Set down, word for word, the lines from the one holding "What TikZ code" to the final line, both included, and skip the pictures.

====== Dataset entries ======

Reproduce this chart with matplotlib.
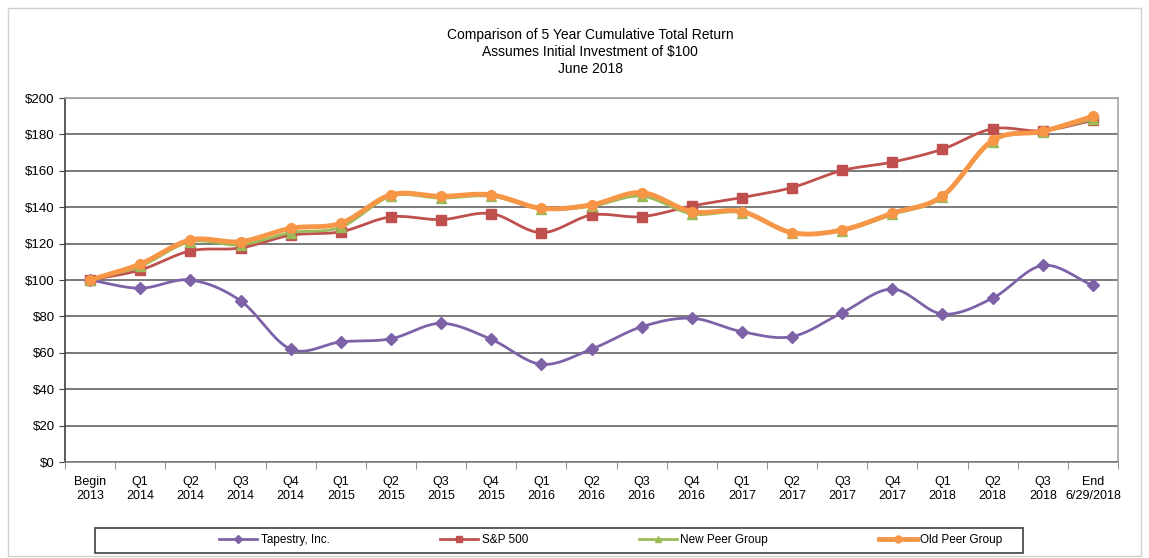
import numpy as np
import matplotlib.pyplot as plt
from matplotlib.lines import Line2D
from matplotlib.patches import Rectangle

plt.rcParams['font.family'] = ['Liberation Sans', 'DejaVu Sans']

# Datos
etiquetas = ['Begin\n2013', 'Q1\n2014', 'Q2\n2014', 'Q3\n2014', 'Q4\n2014',
             'Q1\n2015', 'Q2\n2015', 'Q3\n2015', 'Q4\n2015', 'Q1\n2016',
             'Q2\n2016', 'Q3\n2016', 'Q4\n2016', 'Q1\n2017', 'Q2\n2017',
             'Q3\n2017', 'Q4\n2017', 'Q1\n2018', 'Q2\n2018', 'Q3\n2018',
             'End\n6/29/2018']
tapestry = [100, 95.5, 100, 88.6, 62, 66, 67.7, 76.2, 67.4, 53.7, 62,
            74.3, 79, 71.6, 68.9, 82, 95, 81.3, 90, 108, 97]
sp500 = [100, 105.5, 116, 117.6, 124.6, 126.5, 134.7, 133.2, 136.5, 126,
         135.7, 134.8, 140.7, 145.3, 150.8, 160.2, 164.8, 171.9, 183.1, 182, 187.7]
new_peer = [100, 107.5, 121, 119.3, 126, 129, 146, 145, 146, 139, 140.5,
            146, 136.3, 137, 126, 127, 136, 145.5, 176, 181.5, 188.5]
old_peer = [100, 108.8, 122, 121.1, 128.4, 131.2, 146.8, 146, 146.8, 139.4,
            141.3, 148, 137.6, 137.6, 126, 127.5, 136.7, 146.2, 176.7, 181.7, 189.9]
nombres = ['Tapestry, Inc.', 'S&P 500', 'New Peer Group', 'Old Peer Group']


# Curva suavizada (Catmull-Rom) como las lineas suaves de Excel
def suavizar(y, n=20):
    y = np.asarray(y, dtype=float)
    x = np.arange(len(y), dtype=float)
    P = np.column_stack([x, y])
    P = np.vstack([2 * P[0] - P[1], P, 2 * P[-1] - P[-2]])
    t = np.linspace(0, 1, n, endpoint=False)[:, None]
    pts = []
    for i in range(1, len(P) - 2):
        p0, p1, p2, p3 = P[i - 1], P[i], P[i + 1], P[i + 2]
        c = 0.5 * ((2 * p1) + (-p0 + p2) * t + (2 * p0 - 5 * p1 + 4 * p2 - p3) * t ** 2
                   + (-p0 + 3 * p1 - 3 * p2 + p3) * t ** 3)
        pts.append(c)
    pts.append(P[-2][None, :])
    pts = np.vstack(pts)
    return pts[:, 0], pts[:, 1]


fig = plt.figure(figsize=(11.49, 5.58), dpi=100)
ax = fig.add_axes([65 / 1149, 1 - 462 / 558, 1053 / 1149, 364 / 558])

series = [
    (tapestry, '#7E62A8', 'D', 6, 2.0),
    (sp500, '#C0504D', 's', 7, 2.0),
    (new_peer, '#9BBB59', '^', 7, 2.0),
    (old_peer, '#F79646', 'o', 7, 3.5),
]
x = np.arange(len(etiquetas))
handles = []
for k, (vals, color, mk, ms, lw) in enumerate(series):
    xs, ys = suavizar(vals)
    ax.plot(xs, ys, color=color, lw=lw, zorder=3 + k, solid_capstyle='round')
    ax.plot(x, vals, ls='none', marker=mk, ms=ms, color=color, zorder=3 + k)
    handles.append(Line2D([], [], color=color, lw=lw, marker=mk, ms=ms - 2))

ax.set_xlim(-0.5, len(etiquetas) - 0.5)
ax.set_ylim(0, 200)
ax.set_yticks(np.arange(0, 201, 20))
ax.set_yticklabels([f'${v}' for v in range(0, 201, 20)], fontsize=9.5)
ax.yaxis.grid(True, color='#6F6F6F', lw=1.3)
ax.set_axisbelow(True)

ax.set_xticks(x)
ax.set_xticklabels(etiquetas, fontsize=9)
ax.tick_params(axis='x', length=0, pad=10)
ax.set_xticks(np.arange(-0.5, len(etiquetas), 1), minor=True)
ax.tick_params(axis='x', which='minor', length=5, color='#7F7F7F')
ax.tick_params(axis='y', length=4, color='#404040')

ax.spines['left'].set_color('#404040')
ax.spines['bottom'].set_color('#7F7F7F')
ax.spines['right'].set_color('#A6A6A6')
ax.spines['top'].set_color('#A6A6A6')
for s in ax.spines.values():
    s.set_linewidth(1.2)

fig.text(590 / 1149, 1 - 52 / 558,
         'Comparison of 5 Year Cumulative Total Return\n'
         'Assumes Initial Investment of $100\nJune 2018',
         ha='center', va='center', fontsize=10, linespacing=1.25)

# Marco de la leyenda y marco exterior
fig.add_artist(Rectangle((95 / 1149, 1 - 553 / 558), 928 / 1149, 25 / 558,
                         transform=fig.transFigure, fill=False, ec='#404040', lw=1.2))
fig.add_artist(Rectangle((8 / 1149, 2 / 558), 1133 / 1149, 548 / 558,
                         transform=fig.transFigure, fill=False, ec='#D0D0D0', lw=1))
fig.legend(handles, nombres, loc='center', bbox_to_anchor=(611 / 1149, 1 - 540 / 558),
           ncol=4, frameon=False, fontsize=8.5, handlelength=3.2, handletextpad=0.3,
           columnspacing=9.4)

plt.savefig('out.png', dpi=100)
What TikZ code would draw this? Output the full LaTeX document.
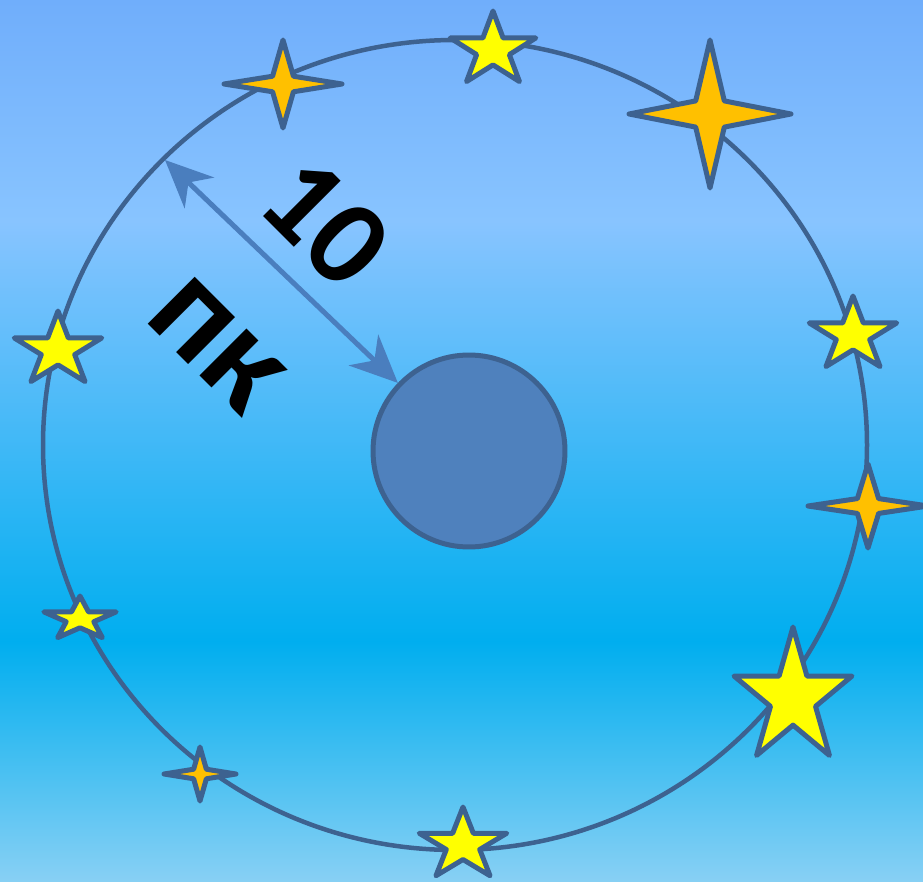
\documentclass[tikz,border=0pt]{standalone}
\usepackage{fontspec}
\newfontfamily\labelfont{Carlito}
\usetikzlibrary{arrows.meta}
\definecolor{skytop}{HTML}{70AEFB}
\definecolor{skylight}{HTML}{88C4FF}
\definecolor{skymid}{HTML}{00AEEF}
\definecolor{skybottom}{HTML}{88D0F4}
\definecolor{ringblue}{HTML}{3D6290}
\definecolor{sunblue}{HTML}{4F81BD}
\definecolor{arrowblue}{HTML}{4A7EBE}
\definecolor{staryellow}{HTML}{FFFF00}
\definecolor{starorange}{HTML}{FFC000}

\begin{document}
\begin{tikzpicture}[x=0.02cm,y=-0.02cm,
  starline/.style={draw=ringblue,line width=0.1cm,line join=round},
  >={Stealth[length=0.95cm,width=0.85cm,inset=0.3cm]}]
\useasboundingbox (0,0) rectangle (923,882);
\shade[top color=skytop,bottom color=skylight] (0,0) rectangle (923,222);
\shade[top color=skylight,bottom color=skymid] (0,221) rectangle (923,642);
\shade[top color=skymid,bottom color=skybottom] (0,641) rectangle (923,882);
\draw[ringblue,line width=0.09cm] (455,445) ellipse [x radius=412,y radius=405];
\foreach \x/\y/\rx/\ry in {493/50/45/39,853/335/46/39,793/698/62/71,58/350/46/39,80/619/38/23,463/845/46/38}
  \draw[starline,fill=staryellow,shift={(\x,\y)}] (-90:{\rx} and {\ry})
    \foreach \k [evaluate=\k as \f using {1-0.618*mod(\k,2)}] in {1,...,9}{ -- ({-90+36*\k}:{\f*\rx} and {\f*\ry}) } -- cycle;
\foreach \x/\y/\rx/\ry in {283/84/59/44,710/114/81/74,868/506/60/42,200/774/36/27}
  \draw[starline,fill=starorange,shift={(\x,\y)}] (-90:{\rx} and {\ry})
    \foreach \k [evaluate=\k as \f using {1-0.75*mod(\k,2)}] in {1,...,7}{ -- ({-90+45*\k}:{\f*\rx} and {\f*\ry}) } -- cycle;
\node[circle,draw=ringblue,fill=sunblue,line width=0.1cm,minimum size=3.84cm,inner sep=0] (sun) at (469,451) {};
\coordinate (rim) at (165,160);
\draw[<->,arrowblue,line width=0.1cm] (rim) -- (sun);
\node[font=\labelfont\bfseries\fontsize{70}{70}\selectfont,rotate=-45,inner sep=0] (dist) at (326,222) {10};
\node[font=\labelfont\bfseries\fontsize{78}{78}\selectfont,rotate=-45,inner sep=0] (unit) at (216,345) {пк};
\end{tikzpicture}
\end{document}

======

▶ _Result of the exercise_:
What TikZ code would draw this? Output the full LaTeX document.
\documentclass[tikz,border=0pt]{standalone}
\usepackage{fontspec}
\newfontfamily\labelfont{Carlito}
\usetikzlibrary{arrows.meta}
\definecolor{skytop}{HTML}{70AEFB}
\definecolor{skylight}{HTML}{88C4FF}
\definecolor{skymid}{HTML}{00AEEF}
\definecolor{skybottom}{HTML}{88D0F4}
\definecolor{ringblue}{HTML}{3D6290}
\definecolor{sunblue}{HTML}{4F81BD}
\definecolor{arrowblue}{HTML}{4A7EBE}
\definecolor{staryellow}{HTML}{FFFF00}
\definecolor{starorange}{HTML}{FFC000}

\begin{document}
\begin{tikzpicture}[x=0.02cm,y=-0.02cm,
  starline/.style={draw=ringblue,line width=0.1cm,line join=round},
  >={Stealth[length=0.95cm,width=0.85cm,inset=0.3cm]}]
\useasboundingbox (0,0) rectangle (923,882);
\shade[top color=skytop,bottom color=skylight] (0,0) rectangle (923,222);
\shade[top color=skylight,bottom color=skymid] (0,221) rectangle (923,642);
\shade[top color=skymid,bottom color=skybottom] (0,641) rectangle (923,882);
\draw[ringblue,line width=0.09cm] (455,445) ellipse [x radius=412,y radius=405];
\foreach \x/\y/\rx/\ry in {493/50/45/39,853/335/46/39,793/698/62/71,58/350/46/39,80/619/38/23,463/845/46/38}
  \draw[starline,fill=staryellow,shift={(\x,\y)}] (-90:{\rx} and {\ry})
    \foreach \k [evaluate=\k as \f using {1-0.618*mod(\k,2)}] in {1,...,9}{ -- ({-90+36*\k}:{\f*\rx} and {\f*\ry}) } -- cycle;
\foreach \x/\y/\rx/\ry in {283/84/59/44,710/114/81/74,868/506/60/42,200/774/36/27}
  \draw[starline,fill=starorange,shift={(\x,\y)}] (-90:{\rx} and {\ry})
    \foreach \k [evaluate=\k as \f using {1-0.75*mod(\k,2)}] in {1,...,7}{ -- ({-90+45*\k}:{\f*\rx} and {\f*\ry}) } -- cycle;
\node[circle,draw=ringblue,fill=sunblue,line width=0.1cm,minimum size=3.84cm,inner sep=0] (sun) at (469,451) {};
\coordinate (rim) at (165,160);
\draw[<->,arrowblue,line width=0.1cm] (rim) -- (sun);
\node[font=\labelfont\bfseries\fontsize{70}{70}\selectfont,rotate=-45,inner sep=0] (dist) at (326,222) {10};
\node[font=\labelfont\bfseries\fontsize{78}{78}\selectfont,rotate=-45,inner sep=0] (unit) at (216,345) {пк};
\end{tikzpicture}
\end{document}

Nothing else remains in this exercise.